## Exercise directions
Return every line below in which "this" appears.

## Material shown
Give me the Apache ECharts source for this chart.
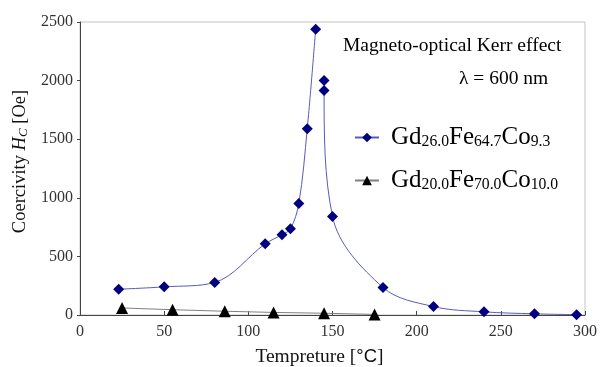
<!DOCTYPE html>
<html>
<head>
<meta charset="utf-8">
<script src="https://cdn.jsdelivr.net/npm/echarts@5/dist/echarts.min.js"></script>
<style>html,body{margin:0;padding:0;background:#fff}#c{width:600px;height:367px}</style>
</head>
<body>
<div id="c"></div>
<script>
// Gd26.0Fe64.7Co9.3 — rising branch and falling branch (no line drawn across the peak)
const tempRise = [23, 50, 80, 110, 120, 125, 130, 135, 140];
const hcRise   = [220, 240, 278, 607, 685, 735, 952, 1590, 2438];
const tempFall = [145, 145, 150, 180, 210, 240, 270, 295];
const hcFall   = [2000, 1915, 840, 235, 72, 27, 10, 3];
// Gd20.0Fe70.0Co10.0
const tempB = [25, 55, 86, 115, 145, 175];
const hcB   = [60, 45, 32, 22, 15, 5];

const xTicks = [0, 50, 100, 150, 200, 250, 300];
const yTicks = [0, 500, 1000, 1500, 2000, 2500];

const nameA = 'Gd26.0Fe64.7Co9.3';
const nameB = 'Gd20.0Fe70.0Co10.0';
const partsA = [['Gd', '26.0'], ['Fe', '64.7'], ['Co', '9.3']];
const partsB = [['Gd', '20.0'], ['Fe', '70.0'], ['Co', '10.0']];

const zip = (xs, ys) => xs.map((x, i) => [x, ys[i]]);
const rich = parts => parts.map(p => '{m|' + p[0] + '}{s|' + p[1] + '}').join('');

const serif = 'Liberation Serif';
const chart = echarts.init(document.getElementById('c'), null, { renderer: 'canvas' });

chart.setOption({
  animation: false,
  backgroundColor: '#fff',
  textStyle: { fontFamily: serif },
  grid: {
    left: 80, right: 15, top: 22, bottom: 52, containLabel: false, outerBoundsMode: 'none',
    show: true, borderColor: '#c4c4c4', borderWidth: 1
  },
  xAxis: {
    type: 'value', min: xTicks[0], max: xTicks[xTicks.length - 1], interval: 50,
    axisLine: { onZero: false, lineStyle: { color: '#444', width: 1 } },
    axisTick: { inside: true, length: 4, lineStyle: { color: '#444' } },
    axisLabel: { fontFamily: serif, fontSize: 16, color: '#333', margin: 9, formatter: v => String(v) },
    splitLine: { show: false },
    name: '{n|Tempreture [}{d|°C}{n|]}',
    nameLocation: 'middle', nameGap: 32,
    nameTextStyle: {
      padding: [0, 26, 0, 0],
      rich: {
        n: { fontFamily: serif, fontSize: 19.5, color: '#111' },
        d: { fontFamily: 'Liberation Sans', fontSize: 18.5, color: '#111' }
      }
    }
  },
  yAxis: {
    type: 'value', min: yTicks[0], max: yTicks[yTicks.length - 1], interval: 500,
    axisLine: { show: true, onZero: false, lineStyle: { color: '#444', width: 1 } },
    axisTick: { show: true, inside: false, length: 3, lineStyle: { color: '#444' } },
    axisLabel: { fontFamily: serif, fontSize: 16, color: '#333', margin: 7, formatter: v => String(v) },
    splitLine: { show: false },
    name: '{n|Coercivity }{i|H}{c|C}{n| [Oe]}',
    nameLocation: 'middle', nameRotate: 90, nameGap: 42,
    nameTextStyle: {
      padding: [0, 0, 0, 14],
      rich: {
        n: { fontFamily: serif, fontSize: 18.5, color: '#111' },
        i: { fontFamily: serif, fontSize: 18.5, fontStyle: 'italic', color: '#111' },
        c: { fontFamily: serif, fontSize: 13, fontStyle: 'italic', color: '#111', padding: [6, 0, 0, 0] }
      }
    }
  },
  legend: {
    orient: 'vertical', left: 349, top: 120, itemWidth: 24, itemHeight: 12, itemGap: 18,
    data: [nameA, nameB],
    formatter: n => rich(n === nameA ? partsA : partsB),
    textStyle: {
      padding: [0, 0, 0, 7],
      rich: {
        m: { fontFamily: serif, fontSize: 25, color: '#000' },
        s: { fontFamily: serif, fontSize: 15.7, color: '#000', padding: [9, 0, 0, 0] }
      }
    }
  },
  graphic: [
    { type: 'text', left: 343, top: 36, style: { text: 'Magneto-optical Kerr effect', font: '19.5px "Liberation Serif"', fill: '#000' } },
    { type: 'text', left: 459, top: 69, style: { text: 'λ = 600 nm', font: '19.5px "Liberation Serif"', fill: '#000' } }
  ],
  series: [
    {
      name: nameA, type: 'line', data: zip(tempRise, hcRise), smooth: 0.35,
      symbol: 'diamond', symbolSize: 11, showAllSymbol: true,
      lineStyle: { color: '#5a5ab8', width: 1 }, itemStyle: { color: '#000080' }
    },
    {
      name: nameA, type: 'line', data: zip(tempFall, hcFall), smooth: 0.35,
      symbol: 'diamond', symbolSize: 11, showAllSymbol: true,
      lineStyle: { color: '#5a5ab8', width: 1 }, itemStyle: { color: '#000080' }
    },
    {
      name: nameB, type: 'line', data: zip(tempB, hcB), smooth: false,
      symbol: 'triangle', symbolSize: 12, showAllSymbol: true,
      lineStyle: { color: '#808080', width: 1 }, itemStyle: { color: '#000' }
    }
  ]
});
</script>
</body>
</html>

...

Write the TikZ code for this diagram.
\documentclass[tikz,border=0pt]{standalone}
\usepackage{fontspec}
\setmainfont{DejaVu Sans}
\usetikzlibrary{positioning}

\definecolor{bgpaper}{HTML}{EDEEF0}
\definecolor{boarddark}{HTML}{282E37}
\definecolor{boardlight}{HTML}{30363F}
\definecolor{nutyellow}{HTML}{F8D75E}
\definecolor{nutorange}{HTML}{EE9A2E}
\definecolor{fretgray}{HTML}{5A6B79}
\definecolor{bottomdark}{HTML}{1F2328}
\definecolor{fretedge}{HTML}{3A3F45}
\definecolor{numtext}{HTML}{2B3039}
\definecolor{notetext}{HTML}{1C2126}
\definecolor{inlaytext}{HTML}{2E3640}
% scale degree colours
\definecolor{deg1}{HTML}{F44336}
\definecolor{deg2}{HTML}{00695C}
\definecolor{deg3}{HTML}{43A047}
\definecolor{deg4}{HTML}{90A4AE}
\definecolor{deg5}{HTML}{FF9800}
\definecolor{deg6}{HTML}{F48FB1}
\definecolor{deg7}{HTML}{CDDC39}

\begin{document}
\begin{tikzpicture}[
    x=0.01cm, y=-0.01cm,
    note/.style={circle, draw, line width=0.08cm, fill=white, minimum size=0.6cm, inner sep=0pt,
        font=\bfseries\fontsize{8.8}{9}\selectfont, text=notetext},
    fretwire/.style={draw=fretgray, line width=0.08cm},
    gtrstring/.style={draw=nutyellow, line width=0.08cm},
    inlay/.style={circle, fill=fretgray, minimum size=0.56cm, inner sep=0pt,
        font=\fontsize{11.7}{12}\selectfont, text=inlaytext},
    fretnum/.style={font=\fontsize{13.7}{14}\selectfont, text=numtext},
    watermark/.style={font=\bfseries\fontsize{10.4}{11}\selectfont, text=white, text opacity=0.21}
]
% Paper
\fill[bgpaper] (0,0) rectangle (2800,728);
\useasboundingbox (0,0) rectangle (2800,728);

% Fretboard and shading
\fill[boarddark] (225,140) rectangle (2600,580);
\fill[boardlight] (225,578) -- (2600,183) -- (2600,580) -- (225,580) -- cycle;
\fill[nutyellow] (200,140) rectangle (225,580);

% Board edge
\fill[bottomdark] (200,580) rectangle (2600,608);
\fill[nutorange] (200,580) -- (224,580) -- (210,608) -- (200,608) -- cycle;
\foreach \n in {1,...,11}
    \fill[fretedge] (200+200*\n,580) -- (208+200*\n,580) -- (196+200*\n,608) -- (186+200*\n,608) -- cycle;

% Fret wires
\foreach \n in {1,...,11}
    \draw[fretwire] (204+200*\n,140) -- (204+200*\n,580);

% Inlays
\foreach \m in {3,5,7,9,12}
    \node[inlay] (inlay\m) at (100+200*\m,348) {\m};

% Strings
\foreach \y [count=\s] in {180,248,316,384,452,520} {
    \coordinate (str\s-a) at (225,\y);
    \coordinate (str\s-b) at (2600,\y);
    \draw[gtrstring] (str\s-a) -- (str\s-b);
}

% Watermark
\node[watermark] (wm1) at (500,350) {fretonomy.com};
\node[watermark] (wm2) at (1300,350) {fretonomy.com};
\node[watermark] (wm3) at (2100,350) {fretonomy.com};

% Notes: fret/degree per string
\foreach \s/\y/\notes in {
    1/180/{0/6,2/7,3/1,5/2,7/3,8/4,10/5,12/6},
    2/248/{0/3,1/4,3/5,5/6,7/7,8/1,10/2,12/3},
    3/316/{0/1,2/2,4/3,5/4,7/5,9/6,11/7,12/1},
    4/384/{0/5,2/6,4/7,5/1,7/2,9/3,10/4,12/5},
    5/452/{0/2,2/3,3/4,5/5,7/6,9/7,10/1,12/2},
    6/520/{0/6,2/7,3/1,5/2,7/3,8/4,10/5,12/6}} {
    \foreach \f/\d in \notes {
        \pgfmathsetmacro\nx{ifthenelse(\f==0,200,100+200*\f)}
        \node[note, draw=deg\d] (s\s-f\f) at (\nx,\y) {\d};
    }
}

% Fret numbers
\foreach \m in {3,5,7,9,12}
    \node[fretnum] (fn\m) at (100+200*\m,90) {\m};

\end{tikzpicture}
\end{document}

## Written response
Give me the Apache ECharts source for this chart.
Write the TikZ code for this diagram.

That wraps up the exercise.